In recent years, heroic fantasy has matured somewhat out of its staid image as sub-par 'fat fantasy', becoming a genre of its own, the best examples of which have received much praise[citation needed].
[edit] Selected authors
- Fletcher Pratt
- E R Eddison
- C.S. Lewis
- Robert E. Howard
- Jessica Amanda Salmonson
- Sir Henry Rider Haggard
- David Gemmell
- Charles R. Saunders
- Edgar Rice Burroughs
- Karl Edward Wagner
- Edward John Moreton Drax Plunkett, 18th Baron of Dunsany
- Michael Moorcock
- J. R. R. Tolkien
- Terry Pratchett
- Robert Jordan
- George R. R. Martin
- Jacqueline Carey
- Mercedes Lackey
[edit] Quotations
"Heroic fantasy" is the name I have given to a subgenre of fiction, otherwise called the "sword-and-sorcery" story. It is a story of action and adventure laid in a more or less imaginary world, where magic works and where modern science and technology have not yet been discovered. The setting may (as in the Conan stories) be this Earth as it is conceived to have been long ago, or as it will be in the remote future, or it may be another planet or another dimension.
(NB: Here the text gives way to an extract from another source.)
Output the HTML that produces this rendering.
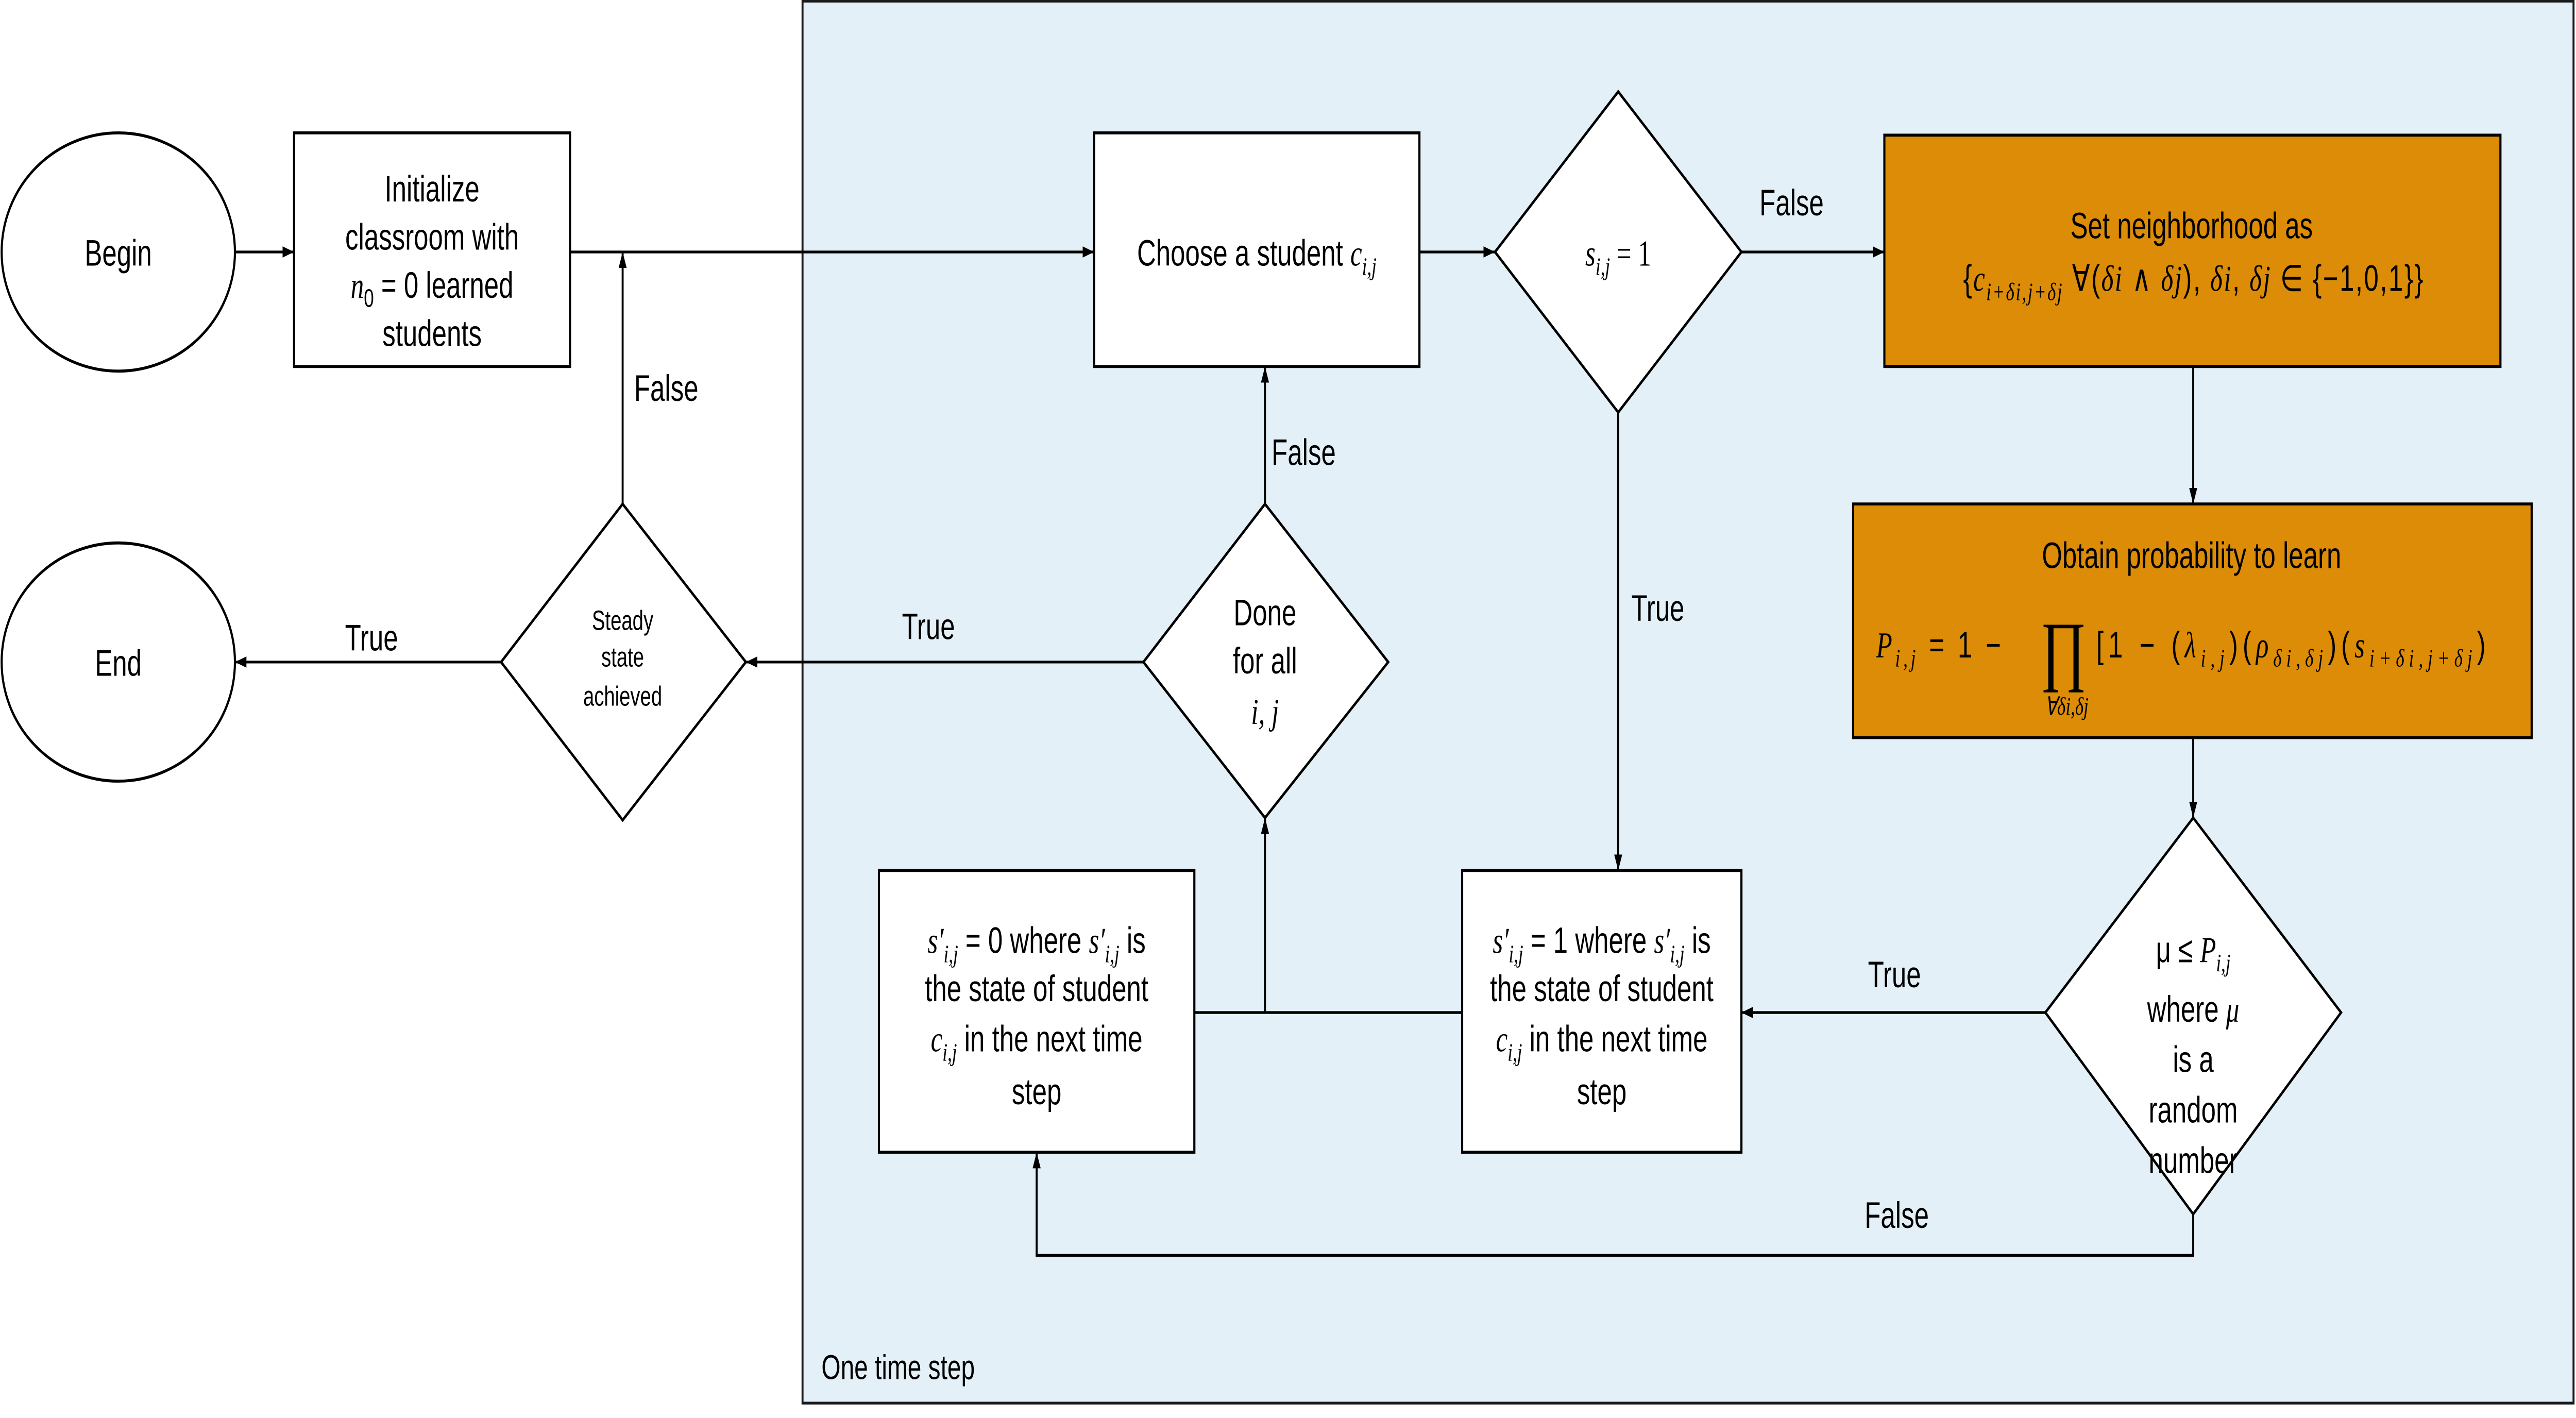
<!DOCTYPE html>
<html><head><meta charset="utf-8"><style>
html,body{margin:0;padding:0;background:#fff;width:100%;height:100%;overflow:hidden}
svg{display:block;position:absolute;left:0;top:0;width:100vw;height:100vh}
text{font-family:"Liberation Sans",sans-serif;fill:#000}
.m{font-family:"Liberation Serif",serif;font-style:italic}
.r{font-family:"Liberation Serif",serif}
</style></head><body>
<svg viewBox="0 0 1568 619" preserveAspectRatio="none" xmlns="http://www.w3.org/2000/svg">
<defs><marker id="a" viewBox="0 0 10 10" refX="10" refY="5" markerWidth="7" markerHeight="7" markerUnits="userSpaceOnUse" orient="auto"><path d="M0,1.5L10,5L0,8.5z" fill="#000"/></marker></defs>
<rect x="0" y="0" width="1568" height="619" fill="#fff"/>
<rect x="488.5" y="0.5" width="1078" height="612" fill="#e4f0f7" stroke="#1a1a1a" stroke-width="1.2"/>
<text x="500" y="602" font-size="15">One time step</text>

<g fill="#fff" stroke="#000" stroke-width="1.3">
<ellipse cx="72" cy="110" rx="71" ry="52"/>
<ellipse cx="72" cy="289" rx="71" ry="52"/>
<rect x="179" y="58" width="168" height="102"/>
<polygon points="379,220 454,289 379,358 305,289"/>
<rect x="666" y="58" width="198" height="102"/>
<polygon points="985,40 1060,110 985,180 910,110"/>
<polygon points="770,220 845,289 770,357 696,289"/>
<polygon points="1335,357 1425,442 1335,530 1245,442"/>
<rect x="890" y="380" width="170" height="123"/>
<rect x="535" y="380" width="192" height="123"/>
<rect x="1147" y="59" width="375" height="101" fill="#dc8c06"/>
<rect x="1128" y="220" width="413" height="102" fill="#dc8c06"/>
</g>

<g stroke="#000" stroke-width="1.2" fill="none">
<line x1="143" y1="110" x2="179" y2="110" marker-end="url(#a)"/>
<line x1="347" y1="110" x2="666" y2="110" marker-end="url(#a)"/>
<line x1="379" y1="220" x2="379" y2="110" marker-end="url(#a)"/>
<line x1="305" y1="289" x2="143" y2="289" marker-end="url(#a)"/>
<line x1="864" y1="110" x2="910" y2="110" marker-end="url(#a)"/>
<line x1="1060" y1="110" x2="1147" y2="110" marker-end="url(#a)"/>
<line x1="1335" y1="160" x2="1335" y2="220" marker-end="url(#a)"/>
<line x1="1335" y1="322" x2="1335" y2="357" marker-end="url(#a)"/>
<line x1="1245" y1="442" x2="1060" y2="442" marker-end="url(#a)"/>
<polyline points="1335,530 1335,548 631,548 631,503" marker-end="url(#a)"/>
<line x1="985" y1="180" x2="985" y2="380" marker-end="url(#a)"/>
<line x1="727" y1="442" x2="890" y2="442"/>
<line x1="770" y1="442" x2="770" y2="357" marker-end="url(#a)"/>
<line x1="696" y1="289" x2="454" y2="289" marker-end="url(#a)"/>
<line x1="770" y1="220" x2="770" y2="160" marker-end="url(#a)"/>
</g>

<g font-size="16">
<text x="386" y="175">False</text>
<text x="210" y="284">True</text>
<text x="549" y="279">True</text>
<text x="774" y="203">False</text>
<text x="1071" y="94">False</text>
<text x="993" y="271">True</text>
<text x="1137" y="431">True</text>
<text x="1135" y="536">False</text>
</g>

<g font-size="16" text-anchor="middle">
<text x="72" y="116">Begin</text>
<text x="72" y="295">End</text>
<text x="263" y="88">Initialize</text>
<text x="263" y="109">classroom with</text>
<text x="263" y="130"><tspan class="m">n</tspan><tspan font-size="11" dy="4">0</tspan><tspan dy="-4"> = 0 learned</tspan></text>
<text x="263" y="151">students</text>
<text x="765" y="116">Choose a student <tspan class="m">c</tspan><tspan class="m" font-size="11" dy="4">i,j</tspan></text>
<text x="985" y="116"><tspan class="m">s</tspan><tspan class="m" font-size="11" dy="4">i,j</tspan><tspan dy="-4" class="r"> = 1</tspan></text>
<text x="770" y="273">Done</text>
<text x="770" y="294">for all</text>
<text x="770" y="316" class="m">i, j</text>
<text x="379" y="275" font-size="12">Steady</text>
<text x="379" y="291" font-size="12">state</text>
<text x="379" y="308" font-size="12">achieved</text>
<text x="1335" y="420">μ ≤ <tspan class="m">P</tspan><tspan class="m" font-size="11" dy="4">i,j</tspan></text>
<text x="1335" y="446">where <tspan class="m">μ</tspan></text>
<text x="1335" y="468">is a</text>
<text x="1335" y="490">random</text>
<text x="1335" y="512">number</text>
<text x="631" y="416"><tspan class="m">s′</tspan><tspan class="m" font-size="11" dy="4">i,j</tspan><tspan dy="-4"> = 0 where </tspan><tspan class="m">s′</tspan><tspan class="m" font-size="11" dy="4">i,j</tspan><tspan dy="-4"> is</tspan></text>
<text x="631" y="437">the state of student</text>
<text x="631" y="459"><tspan class="m">c</tspan><tspan class="m" font-size="11" dy="4">i,j</tspan><tspan dy="-4"> in the next time</tspan></text>
<text x="631" y="482">step</text>
<text x="975" y="416"><tspan class="m">s′</tspan><tspan class="m" font-size="11" dy="4">i,j</tspan><tspan dy="-4"> = 1 where </tspan><tspan class="m">s′</tspan><tspan class="m" font-size="11" dy="4">i,j</tspan><tspan dy="-4"> is</tspan></text>
<text x="975" y="437">the state of student</text>
<text x="975" y="459"><tspan class="m">c</tspan><tspan class="m" font-size="11" dy="4">i,j</tspan><tspan dy="-4"> in the next time</tspan></text>
<text x="975" y="482">step</text>
<text x="1334" y="104">Set neighborhood as</text>
<text x="1334" y="248">Obtain probability to learn</text>
</g>
<g font-size="16">
<text x="1195" y="127" textLength="280" lengthAdjust="spacing">{<tspan class="m">c</tspan><tspan class="m" font-size="11" dy="4">i+δi,j+δj</tspan><tspan dy="-4"> ∀(</tspan><tspan class="m">δi</tspan> ∧ <tspan class="m">δj</tspan>), <tspan class="m">δi</tspan>, <tspan class="m">δj</tspan> ∈ {−1,0,1}}</text>
<text x="1142" y="287" textLength="76" lengthAdjust="spacing"><tspan class="m">P</tspan><tspan class="m" font-size="11" dy="4">i,j</tspan><tspan dy="-4"> = 1  − </tspan></text>
<text x="1256" y="295" font-size="34" text-anchor="middle" class="r">∏</text>
<text x="1258" y="312" font-size="11" text-anchor="middle" class="m">∀δi,δj</text>
<text x="1276" y="287" textLength="237" lengthAdjust="spacing">[1 − (<tspan class="m">λ</tspan><tspan class="m" font-size="11" dy="4">i,j</tspan><tspan dy="-4">)(</tspan><tspan class="m">ρ</tspan><tspan class="m" font-size="11" dy="4">δi,δj</tspan><tspan dy="-4">)(</tspan><tspan class="m">s</tspan><tspan class="m" font-size="11" dy="4">i+δi,j+δj</tspan><tspan dy="-4">)</tspan></text>
</g>
</svg>
</body></html>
Such a story conbines the color and dash of the historical costume romance with the atavistic supernatural thrills of the weird, occult, or ghost story. When well done, it provides the purest fun of fiction of any kind. It is escape fiction wherein one escapes clear out of the real world into one where all men are strong, all women beautiful, all life adventurous, and all problems simple, and nobody even mentions the income tax or the dropout problem or socialized medicine. — L. Sprague de Camp, introduction to the 1967 Ace edition of Conan.